Understand that the ammunition you need to establish reliability with, is the ammunition you will carry in your handgun for personal protection.

It’s true that if a handgun is reliable with practice ammunition, the chances that it will be reliable with carry ammunition are increased.

However, we cannot count on chances. Reliability must be established with carry ammo. And carry ammo, on average, can cost you as much as a dollar every time you pull the trigger.

Why Handguns Fail

The four most common reasons for stoppages with a semi-automatic handgun are shooter error, the magazine, level of cleanliness, and the ammunition.

You’ll find certain handguns that do not like certain loads, but this is less common than bad magazines, poor shooter technique, and dirty guns.

Any evaluation of ammunition reliability needs to limit the use of bad magazines, poor shooter technique, and fouling.

If that is not done, you cannot make a proper decision regarding whether a certain load is reliable in your handgun or not.

To reach that 1,000-round test ceiling, some might suggest trying a carry load during a firearms training class.

At least that way you’re not just shooting to shoot. This is not a good idea.

Partly because from a reliability standpoint, if you have a stoppage, you should immediately investigate the reason it happened.

During a firearms training class you will be expected to immediately clear that stoppage and forge on.

It’s also partly because if you find the load your testing is not reliable, dealing with stoppages will interfere with your training, and you’ll have wasted a lot of money on ammunition incompatible with your handgun.

Shoot With Proper Technique

A more reasonable approach is to select the load you would like to use for carry and purchase a single box.

Then take the time to precisely shoot that box of ammo, making sure you do not do anything on your part to negatively impact reliability.

Don’t ride the slide with your thumb, don’t inadvertently push up on the slide lock during recoil, and don’t shoot with a limp wrist.

Many ultra-compact pistols require a firm grip and a locked wrist to function properly with any ammunition.

If you experience no issues with that 20-round box, purchase another 50 or 75 rounds and continue the evaluation.

How Clean Is Your Gun?

But before further testing, here is something else to consider.
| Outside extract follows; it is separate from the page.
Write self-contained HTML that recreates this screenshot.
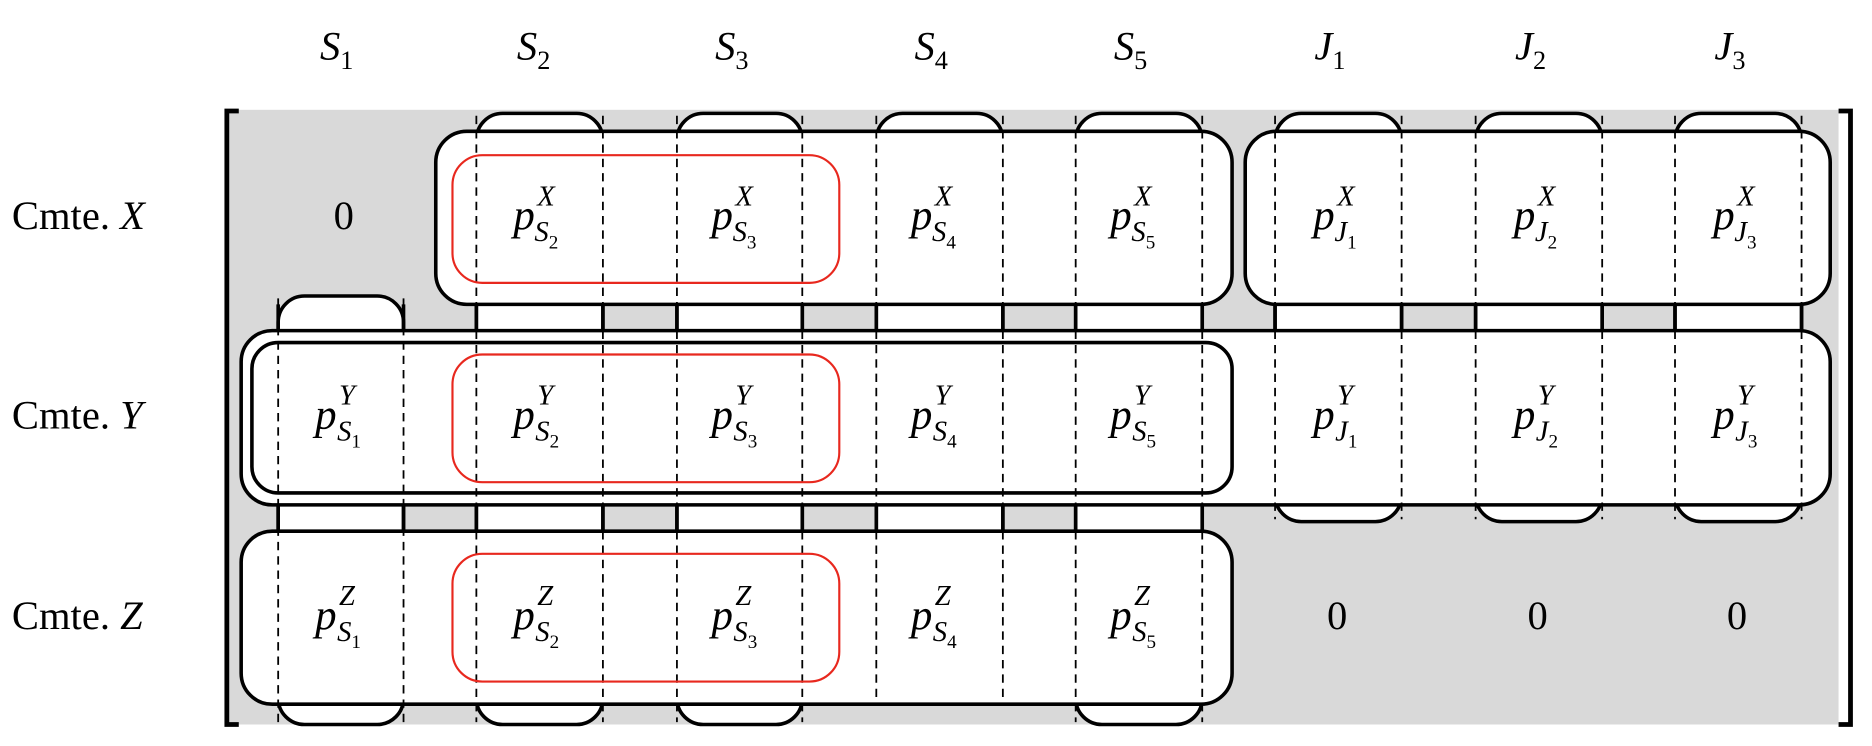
<!DOCTYPE html>
<html><head><meta charset="utf-8"><style>
html,body{margin:0;padding:0;background:#fff;}
svg{display:block;}
text{font-family:"Liberation Serif",serif;fill:#000;}
</style></head><body>
<svg width="1872" height="746" viewBox="0 0 1568 625" preserveAspectRatio="none" xmlns="http://www.w3.org/2000/svg">
<rect x="190" y="92" width="1350" height="515" fill="#d9d9d9"/>
<!-- brackets -->
<path d="M200 93 H190 V607 H200" fill="none" stroke="#000" stroke-width="4"/>
<path d="M1540 93 H1550 V607 H1540" fill="none" stroke="#000" stroke-width="4"/>
<g fill="#fff" stroke="#000" stroke-width="3">
<!-- column tubes -->
<rect x="233" y="248" width="105" height="359" rx="22"/>
<rect x="399" y="95" width="106" height="512" rx="22"/>
<rect x="567" y="95" width="105" height="512" rx="22"/>
<rect x="734" y="95" width="106" height="495" rx="22"/>
<rect x="901" y="95" width="106" height="512" rx="22"/>
<rect x="1068" y="95" width="106" height="342" rx="22"/>
<rect x="1236" y="95" width="106" height="342" rx="22"/>
<rect x="1403" y="95" width="106" height="342" rx="22"/>
<!-- rows -->
<rect x="365" y="110" width="667" height="145" rx="26"/>
<rect x="1043" y="110" width="490" height="145" rx="26"/>
<rect x="202" y="277" width="1331" height="146" rx="26"/>
<rect x="211" y="287" width="821" height="126" rx="22"/>
<rect x="202" y="445" width="830" height="145" rx="26"/>
</g>
<!-- dashed lines -->
<g stroke="#000" stroke-width="1.5" stroke-dasharray="7,5">
<path d="M233 250V605M338 250V605"/>
<path d="M399 97V605M505 97V605M567 97V605M672 97V605"/>
<path d="M734 97V588M840 97V588M901 97V605M1007 97V605"/>
<path d="M1068 97V435M1174 97V435M1236 97V435M1342 97V435M1403 97V435M1509 97V435"/>
</g>
<!-- solid segments between rows -->
<g stroke="#000" stroke-width="3">
<path d="M233 255V277M338 255V277"/>
<path d="M399 255V277M505 255V277M567 255V277M672 255V277M734 255V277M840 255V277M901 255V277M1007 255V277M1068 255V277M1174 255V277M1236 255V277M1342 255V277M1403 255V277M1509 255V277"/>
<path d="M233 423V445M338 423V445M399 423V445M505 423V445M567 423V445M672 423V445M734 423V445M840 423V445M901 423V445M1007 423V445"/>
</g>
<!-- red rects -->
<g fill="none" stroke="#e8281e" stroke-width="1.8">
<rect x="379" y="130" width="324" height="107" rx="25"/>
<rect x="379" y="297" width="324" height="107" rx="25"/>
<rect x="379" y="464" width="324" height="107" rx="25"/>
</g>
<!-- headers -->
<g font-size="34" font-style="italic" text-anchor="middle">
<text x="282" y="50">S<tspan font-size="22" font-style="normal" dy="8">1</tspan></text>
<text x="447" y="50">S<tspan font-size="22" font-style="normal" dy="8">2</tspan></text>
<text x="613" y="50">S<tspan font-size="22" font-style="normal" dy="8">3</tspan></text>
<text x="780" y="50">S<tspan font-size="22" font-style="normal" dy="8">4</tspan></text>
<text x="947" y="50">S<tspan font-size="22" font-style="normal" dy="8">5</tspan></text>
<text x="1114" y="50">J<tspan font-size="22" font-style="normal" dy="8">1</tspan></text>
<text x="1282" y="50">J<tspan font-size="22" font-style="normal" dy="8">2</tspan></text>
<text x="1449" y="50">J<tspan font-size="22" font-style="normal" dy="8">3</tspan></text>
</g>
<!-- row labels -->
<g font-size="34">
<text x="10" y="192">Cmte. <tspan font-style="italic">X</tspan></text>
<text x="10" y="359">Cmte. <tspan font-style="italic">Y</tspan></text>
<text x="10" y="527">Cmte. <tspan font-style="italic">Z</tspan></text>
</g>
<!-- zeros -->
<g font-size="34" text-anchor="middle">
<text x="288" y="192">0</text>
<text x="1120" y="527">0</text>
<text x="1288" y="527">0</text>
<text x="1455" y="527">0</text>
</g>
<!-- entries -->
<g font-size="36" font-style="italic">
<text x="430" y="192">p<tspan font-size="24" dx="2" dy="-20">X</tspan><tspan font-size="24" dx="-17" dy="30">S</tspan><tspan font-size="16" font-style="normal" dy="6">2</tspan></text>
<text x="596" y="192">p<tspan font-size="24" dx="2" dy="-20">X</tspan><tspan font-size="24" dx="-17" dy="30">S</tspan><tspan font-size="16" font-style="normal" dy="6">3</tspan></text>
<text x="763" y="192">p<tspan font-size="24" dx="2" dy="-20">X</tspan><tspan font-size="24" dx="-17" dy="30">S</tspan><tspan font-size="16" font-style="normal" dy="6">4</tspan></text>
<text x="930" y="192">p<tspan font-size="24" dx="2" dy="-20">X</tspan><tspan font-size="24" dx="-17" dy="30">S</tspan><tspan font-size="16" font-style="normal" dy="6">5</tspan></text>
<text x="1100" y="192">p<tspan font-size="24" dx="2" dy="-20">X</tspan><tspan font-size="24" dx="-17" dy="30">J</tspan><tspan font-size="16" font-style="normal" dy="6">1</tspan></text>
<text x="1268" y="192">p<tspan font-size="24" dx="2" dy="-20">X</tspan><tspan font-size="24" dx="-17" dy="30">J</tspan><tspan font-size="16" font-style="normal" dy="6">2</tspan></text>
<text x="1435" y="192">p<tspan font-size="24" dx="2" dy="-20">X</tspan><tspan font-size="24" dx="-17" dy="30">J</tspan><tspan font-size="16" font-style="normal" dy="6">3</tspan></text>

<text x="264" y="359">p<tspan font-size="24" dx="2" dy="-20">Y</tspan><tspan font-size="24" dx="-15" dy="30">S</tspan><tspan font-size="16" font-style="normal" dy="6">1</tspan></text>
<text x="430" y="359">p<tspan font-size="24" dx="2" dy="-20">Y</tspan><tspan font-size="24" dx="-15" dy="30">S</tspan><tspan font-size="16" font-style="normal" dy="6">2</tspan></text>
<text x="596" y="359">p<tspan font-size="24" dx="2" dy="-20">Y</tspan><tspan font-size="24" dx="-15" dy="30">S</tspan><tspan font-size="16" font-style="normal" dy="6">3</tspan></text>
<text x="763" y="359">p<tspan font-size="24" dx="2" dy="-20">Y</tspan><tspan font-size="24" dx="-15" dy="30">S</tspan><tspan font-size="16" font-style="normal" dy="6">4</tspan></text>
<text x="930" y="359">p<tspan font-size="24" dx="2" dy="-20">Y</tspan><tspan font-size="24" dx="-15" dy="30">S</tspan><tspan font-size="16" font-style="normal" dy="6">5</tspan></text>
<text x="1100" y="359">p<tspan font-size="24" dx="2" dy="-20">Y</tspan><tspan font-size="24" dx="-15" dy="30">J</tspan><tspan font-size="16" font-style="normal" dy="6">1</tspan></text>
<text x="1268" y="359">p<tspan font-size="24" dx="2" dy="-20">Y</tspan><tspan font-size="24" dx="-15" dy="30">J</tspan><tspan font-size="16" font-style="normal" dy="6">2</tspan></text>
<text x="1435" y="359">p<tspan font-size="24" dx="2" dy="-20">Y</tspan><tspan font-size="24" dx="-15" dy="30">J</tspan><tspan font-size="16" font-style="normal" dy="6">3</tspan></text>

<text x="264" y="527">p<tspan font-size="24" dx="2" dy="-20">Z</tspan><tspan font-size="24" dx="-15" dy="30">S</tspan><tspan font-size="16" font-style="normal" dy="6">1</tspan></text>
<text x="430" y="527">p<tspan font-size="24" dx="2" dy="-20">Z</tspan><tspan font-size="24" dx="-15" dy="30">S</tspan><tspan font-size="16" font-style="normal" dy="6">2</tspan></text>
<text x="596" y="527">p<tspan font-size="24" dx="2" dy="-20">Z</tspan><tspan font-size="24" dx="-15" dy="30">S</tspan><tspan font-size="16" font-style="normal" dy="6">3</tspan></text>
<text x="763" y="527">p<tspan font-size="24" dx="2" dy="-20">Z</tspan><tspan font-size="24" dx="-15" dy="30">S</tspan><tspan font-size="16" font-style="normal" dy="6">4</tspan></text>
<text x="930" y="527">p<tspan font-size="24" dx="2" dy="-20">Z</tspan><tspan font-size="24" dx="-15" dy="30">S</tspan><tspan font-size="16" font-style="normal" dy="6">5</tspan></text>
</g>
</svg>
</body></html>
At what level of cleanliness will you carry your defensive handgun?

Will it be just cleaned, will it have had several boxes of ammunition fired through it, or will it ride in your holster uncleaned even after several hundred rounds?

Every round fired through a handgun makes it dirtier and at some point, it will be too dirty to function.

Test your carry ammunition, in your gun, at the level of cleanliness at which it will be carried.

If you can fire 100 rounds through your handgun without a stoppage that cannot be attributed to shooter error, filthiness, or a bad magazine, you can consider the ammunition you’re evaluating to be 99.99 percent reliable in your handgun at its current level of cleanliness.

If you have even one stoppage, and you’re sure it was caused by the ammunition, find a different load.

The other thing you can do is rotate your carry ammo at least annually.

This gives you a chance to shoot the loads you’ve been carrying for the past six months or a year and this adds to establishing a higher level of confidence in the reliability of that particular load.

Test Revolver Ammo Too

Also, don’t assume that a revolver is stoppage free or that any load will work perfectly in one.

Bullet set out can happen, especially in lightweight magnum revolvers, and if it happens it can lock the cylinder.

Also, it is possible for case rim dimensions to be slightly off, and cases can jump the ejection star during extraction.

Test carry ammunition for a revolver just as you would with a semi-automatic.